Santos é autora do estudo “Trabalho infantil nas ruas, pobreza e discriminação: crianças invisíveis nos faróis da cidade de São Paulo”, e explica que com a negligência do Estado, sedimentou-se o abandono de crianças negras nas ruas. A legislação aplicada também implementou a criminalização dessas crianças através da chamada lei da vadiagem, um processo de higienização social, segundo a procuradora.

“Já naquela época havia um cenário de trabalho nas ruas de crianças vendendo objetos, fazendo engraxate e outras práticas que a gente vê até hoje”, aponta.

Procuradora do Trabalho Elisiane dos Santos

Combate ao trabalho infantil avançou, mas está sob ameaça

A procuradora Elisiane Santos destaca que o combate ao trabalho infantil no Brasil aumentou a partir da década de 1990. À época, explica a procuradora, o Brasil tinha os maiores níveis de trabalho infantil e escravo do mundo, e implementou medidas combater esse cenário.

“É aí que surge o PETI [Programa de Erradicação do Trabalho Infantil], depois disso na década de 2000, em 2010, vem a surgir o Fórum Nacional de Prevenção ao Trabalho Infantil, a CONATRAE, que é Comissão de Erradicação do Trabalho Escravo, a CONAETI, que era a Comissão de Erradicação do Trabalho Infantil”, aponta.

Santos explica que essa ação reduziu o contingente de mais de 9 milhões de crianças no trabalho infantil para um índice de 2,6 milhões, em 2015 – um número ainda “assustador”, segundo Elisiane. Apesar dos avanços, a procuradora acredita que essa política está ameaçada.

“Lamentavelmente nós temos o que hoje? Um cenário de desconstrução de todas essas políticas”, diz.

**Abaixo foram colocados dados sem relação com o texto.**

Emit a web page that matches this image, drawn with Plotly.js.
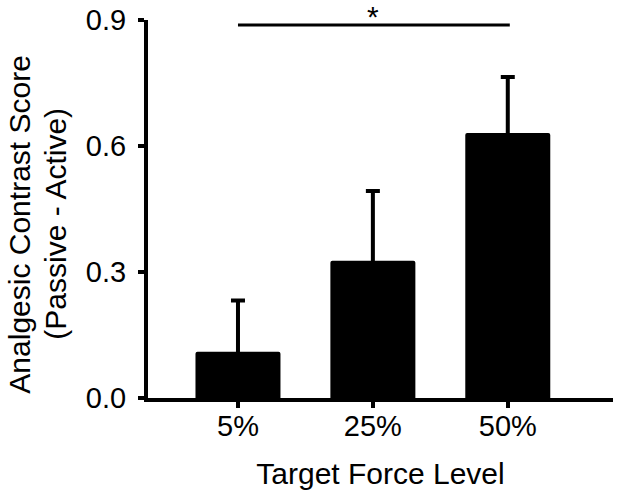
<!DOCTYPE html>
<html>
<head>
<meta charset="utf-8">
<script src="https://cdn.plot.ly/plotly-3.0.1.min.js"></script>
<style>html,body{margin:0;padding:0;background:#fff;}#chart{width:622px;height:498px;}</style>
</head>
<body>
<div id="chart"></div>
<script>
const categories = ["5%", "25%", "50%"];
const means = [0.110, 0.327, 0.631];
const errUpper = [0.122, 0.166, 0.133];
const yTicks = [0.0, 0.3, 0.6, 0.9];
const yTickLabels = ["0.0", "0.3", "0.6", "0.9"];
const xTitle = "Target Force Level";
const yTitleLines = ["Analgesic Contrast Score", "(Passive - Active)"];
const sigFrom = 0, sigTo = 2, sigLevel = 0.888, sigLabel = "*";

const FONT = "Liberation Sans, Arial, sans-serif";
const FS = 29;
const FT = 30;
const xIdx = categories.map((c, i) => i);

const trace = {
  type: "bar",
  x: xIdx,
  y: means,
  width: 0.63,
  marker: {color: "#000", line: {width: 0}, cornerradius: 2},
  error_y: {
    type: "data", symmetric: false,
    array: errUpper,
    arrayminus: means,
    color: "#000", thickness: 4, width: 7
  },
  cliponaxis: false,
  hoverinfo: "none"
};

const yTitleX = [-0.2763, -0.1989];

const layout = {
  width: 622, height: 498,
  margin: {l: 148, r: 9, t: 20, b: 100},
  paper_bgcolor: "#fff", plot_bgcolor: "#fff",
  showlegend: false,
  font: {family: FONT, color: "#000", size: FS},
  xaxis: {
    range: [-0.667, 2.78],
    tickmode: "array", tickvals: xIdx, ticktext: categories,
    showgrid: false, zeroline: false,
    showline: true, linecolor: "#000", linewidth: 4,
    ticks: "outside", ticklen: 6, tickwidth: 4, tickcolor: "#000",
    ticklabelstandoff: -7,
    tickfont: {size: FS, family: FONT, color: "#000"},
    title: {text: xTitle, font: {size: FT, family: FONT, color: "#000"}, standoff: 23}
  },
  yaxis: {
    range: [0, 0.9],
    tickmode: "array", tickvals: yTicks, ticktext: yTickLabels,
    showgrid: false, zeroline: false,
    showline: true, linecolor: "#000", linewidth: 4,
    ticks: "outside", ticklen: 6, tickwidth: 4, tickcolor: "#000",
    ticklabelstandoff: 6,
    tickfont: {size: FS, family: FONT, color: "#000"}
  },
  shapes: [{
    type: "line", xref: "x", yref: "y",
    x0: sigFrom, x1: sigTo + 0.015, y0: sigLevel, y1: sigLevel,
    line: {color: "#000", width: 3}
  }],
  annotations: [{
    xref: "x", yref: "y", x: (sigFrom + sigTo) / 2, y: sigLevel,
    yanchor: "bottom", showarrow: false, text: sigLabel,
    font: {size: 30, family: FONT, color: "#000"}, yshift: -10
  }].concat(yTitleLines.map((t, i) => ({
    xref: "paper", yref: "paper", x: yTitleX[i], y: 0.46,
    xanchor: "center", yanchor: "middle", textangle: -90,
    showarrow: false, text: t,
    font: {size: FT, family: FONT, color: "#000"}
  })))
};

Plotly.newPlot("chart", [trace], layout, {staticPlot: true, displayModeBar: false});
</script>
</body>
</html>
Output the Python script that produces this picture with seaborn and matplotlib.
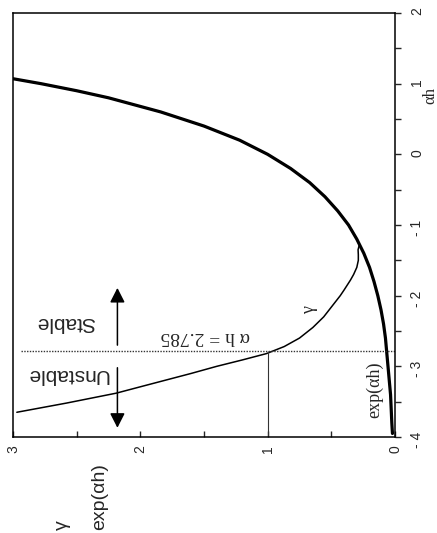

Recorde de trabalho informal amplia risco para crianças negras

Segundo publicado pelo Instituto Brasileiro de Geografia e Estatística (IBGE) em outubro, o Brasil tem hoje 38,8 milhões de trabalhadores informais, que somam 41,4% do total da força de trabalho do país. Além disso, o número de miseráveis no Brasil também cresceu e chegou a 13,5 milhões.

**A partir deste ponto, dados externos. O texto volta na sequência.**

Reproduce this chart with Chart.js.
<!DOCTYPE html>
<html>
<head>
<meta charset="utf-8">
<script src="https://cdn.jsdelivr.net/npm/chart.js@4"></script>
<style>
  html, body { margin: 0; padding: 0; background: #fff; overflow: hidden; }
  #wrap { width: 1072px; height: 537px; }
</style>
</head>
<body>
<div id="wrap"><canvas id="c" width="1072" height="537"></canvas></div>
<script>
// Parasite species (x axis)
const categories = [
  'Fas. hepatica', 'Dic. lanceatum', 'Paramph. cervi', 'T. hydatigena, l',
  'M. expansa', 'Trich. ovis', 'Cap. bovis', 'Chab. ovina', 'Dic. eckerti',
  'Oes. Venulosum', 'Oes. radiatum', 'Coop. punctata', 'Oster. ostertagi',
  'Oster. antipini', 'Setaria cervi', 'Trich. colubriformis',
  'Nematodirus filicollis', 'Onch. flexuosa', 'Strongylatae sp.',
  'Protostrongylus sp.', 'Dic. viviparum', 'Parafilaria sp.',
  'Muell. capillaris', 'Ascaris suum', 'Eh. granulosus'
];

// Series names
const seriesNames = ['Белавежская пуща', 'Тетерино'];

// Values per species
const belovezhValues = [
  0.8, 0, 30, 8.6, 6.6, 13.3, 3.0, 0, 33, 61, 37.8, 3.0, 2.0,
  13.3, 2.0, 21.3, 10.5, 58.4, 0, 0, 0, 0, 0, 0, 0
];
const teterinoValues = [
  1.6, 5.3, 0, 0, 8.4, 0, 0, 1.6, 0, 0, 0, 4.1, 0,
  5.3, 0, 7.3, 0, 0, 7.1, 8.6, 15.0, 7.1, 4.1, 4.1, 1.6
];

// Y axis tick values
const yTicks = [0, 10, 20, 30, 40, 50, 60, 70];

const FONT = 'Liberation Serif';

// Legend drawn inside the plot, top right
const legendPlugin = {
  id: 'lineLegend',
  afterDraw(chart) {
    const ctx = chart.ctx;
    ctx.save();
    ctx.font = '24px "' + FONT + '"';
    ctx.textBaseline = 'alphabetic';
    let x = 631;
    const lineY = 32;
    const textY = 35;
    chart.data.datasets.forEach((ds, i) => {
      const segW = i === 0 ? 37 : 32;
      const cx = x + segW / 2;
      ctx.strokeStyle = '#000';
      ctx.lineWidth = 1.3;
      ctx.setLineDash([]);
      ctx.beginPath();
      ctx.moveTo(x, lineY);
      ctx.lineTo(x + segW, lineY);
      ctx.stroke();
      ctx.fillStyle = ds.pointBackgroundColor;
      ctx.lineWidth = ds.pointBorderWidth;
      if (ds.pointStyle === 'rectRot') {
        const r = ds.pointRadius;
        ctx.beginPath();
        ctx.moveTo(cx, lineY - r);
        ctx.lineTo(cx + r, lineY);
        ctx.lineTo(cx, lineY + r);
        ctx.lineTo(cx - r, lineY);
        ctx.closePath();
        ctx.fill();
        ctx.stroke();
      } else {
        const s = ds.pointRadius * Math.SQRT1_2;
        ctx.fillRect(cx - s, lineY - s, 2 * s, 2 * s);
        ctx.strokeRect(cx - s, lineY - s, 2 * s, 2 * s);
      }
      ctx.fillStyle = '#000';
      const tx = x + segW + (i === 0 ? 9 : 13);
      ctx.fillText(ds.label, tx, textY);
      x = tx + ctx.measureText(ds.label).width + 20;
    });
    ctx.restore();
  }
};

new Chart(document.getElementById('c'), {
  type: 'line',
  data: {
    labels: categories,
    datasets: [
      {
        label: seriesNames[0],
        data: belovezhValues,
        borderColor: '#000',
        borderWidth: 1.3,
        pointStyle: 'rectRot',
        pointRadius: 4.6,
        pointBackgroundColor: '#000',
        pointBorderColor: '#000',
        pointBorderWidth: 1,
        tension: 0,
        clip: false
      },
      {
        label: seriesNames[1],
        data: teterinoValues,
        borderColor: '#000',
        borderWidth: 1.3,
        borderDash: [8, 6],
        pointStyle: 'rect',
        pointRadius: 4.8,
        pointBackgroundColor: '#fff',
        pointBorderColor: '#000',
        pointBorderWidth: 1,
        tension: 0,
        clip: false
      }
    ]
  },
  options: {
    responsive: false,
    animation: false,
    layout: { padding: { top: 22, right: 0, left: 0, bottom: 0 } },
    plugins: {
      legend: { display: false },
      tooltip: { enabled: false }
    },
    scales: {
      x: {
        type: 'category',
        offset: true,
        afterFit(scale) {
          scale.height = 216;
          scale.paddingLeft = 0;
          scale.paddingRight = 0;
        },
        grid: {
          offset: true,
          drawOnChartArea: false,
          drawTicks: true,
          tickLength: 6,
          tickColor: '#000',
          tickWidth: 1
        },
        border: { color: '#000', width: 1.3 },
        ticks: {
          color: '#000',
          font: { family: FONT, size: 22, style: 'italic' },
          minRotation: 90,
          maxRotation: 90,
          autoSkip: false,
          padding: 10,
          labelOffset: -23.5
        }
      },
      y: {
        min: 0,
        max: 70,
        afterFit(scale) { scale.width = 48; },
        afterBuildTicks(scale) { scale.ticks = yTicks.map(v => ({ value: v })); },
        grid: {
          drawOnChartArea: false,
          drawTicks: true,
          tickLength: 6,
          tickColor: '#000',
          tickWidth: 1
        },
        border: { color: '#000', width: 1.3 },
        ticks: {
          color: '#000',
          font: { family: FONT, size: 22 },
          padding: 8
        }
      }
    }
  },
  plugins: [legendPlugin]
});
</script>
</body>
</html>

A procuradora explica, com base em um levantamento do Departamento Intersindical de Estatística e Estudos Socioeconômicos (Dieese), a pedido do Ministério Público do Trabalho, que há relação direta entre trabalho informal e pobreza com a incidência do trabalho infantil. O levantamento e é baseado na Pesquisa de Emprego e Desemprego (PED), no Dieese.

“Essa pesquisa identifica que nas famílias onde os responsáveis financeiros não têm proteção social, a incidência de trabalho infantil é muito maior do que nas famílias de trabalhadores com direitos garantidos”, aponta, acrescentando que o trabalho informal tem maioria negra no Brasil.

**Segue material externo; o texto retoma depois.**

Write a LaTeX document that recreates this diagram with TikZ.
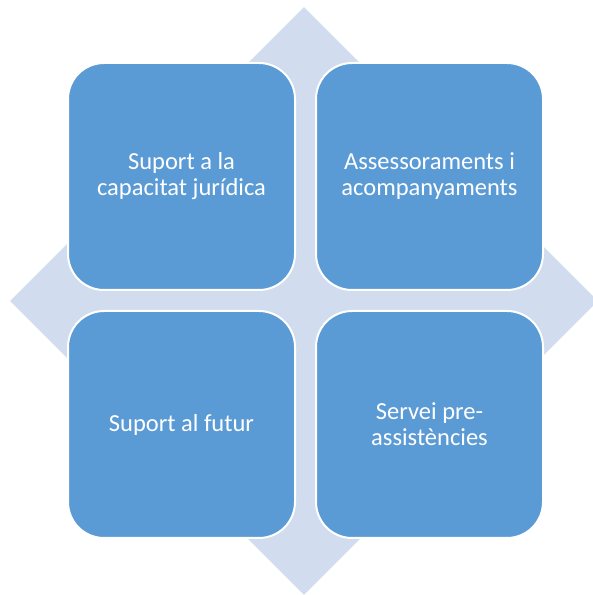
\documentclass[tikz,border=0pt]{standalone}
\usepackage{fontspec}
\setmainfont{Carlito}
\usetikzlibrary{positioning,shapes.geometric}
\definecolor{boxblue}{HTML}{5B9BD5}
\definecolor{crossgrey}{HTML}{D1DCEE}

\begin{document}
\begin{tikzpicture}[x=1pt,y=1pt,node distance=21pt,
	quad/.style={draw=white,line width=2pt,fill=boxblue,rounded corners=36pt,
		minimum width=227pt,minimum height=227pt,inner sep=0pt,outer sep=0pt,
		text=white,align=center,font=\fontsize{24.5}{26}\selectfont}]
	\useasboundingbox (0,0) rectangle (593,595);
	\clip (0,0) rectangle (593,595);
	\node[diamond,fill=crossgrey,minimum width=588pt,minimum height=588pt,inner sep=0pt] (cross) at (304,294) {};
	\node[quad] (q_tl) at (181.5,418.5) {Suport a la\\capacitat jurídica};
	\node[quad] (q_tr) [right=of q_tl] {Assessoraments i\\acompanyaments};
	\node[quad] (q_bl) [below=of q_tl] {Suport al futur};
	\node[quad] (q_br) [right=of q_bl] {Servei pre-\\assistències};
\end{tikzpicture}
\end{document}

Para além do Estado, a sociedade precisa se mobilizar

A procuradora Elisiane Santos afirma que para a ação do Ministério Público do Trabalho é necessário que as denúncias de trabalho infantil sejam realizadas e que tenham canais prontos nos municípios.

“É muito complexo agora o nosso trabalho porque nós temos esse viés de atuação de intervenção em face de políticas públicas e quando os municípios não têm esse recurso ou outros mecanismos isso se torna mais ineficaz”, avalia.

Além disso, ela aponta que convenções da Organização Internacional do Trabalho (OIT) e da Organização das Nações Unidas (ONU) podem também ser acionadas para o combate ao trabalho infantil.

Para além dos órgãos internacionais e programas de Estado é necessário, segundo a procuradora, a ação e conscientização da sociedade no combate ao trabalho infantil e às suas causas, como a falta de proteção social.

“É um grande desafio da sociedade hoje estar consciente dessas questões e de todos os prejuízos, todo o retrocesso que está se vivenciando, hoje, em relação à retirada de direitos trabalhistas, em relação à retirada de proteção social dos trabalhadores”, conclui.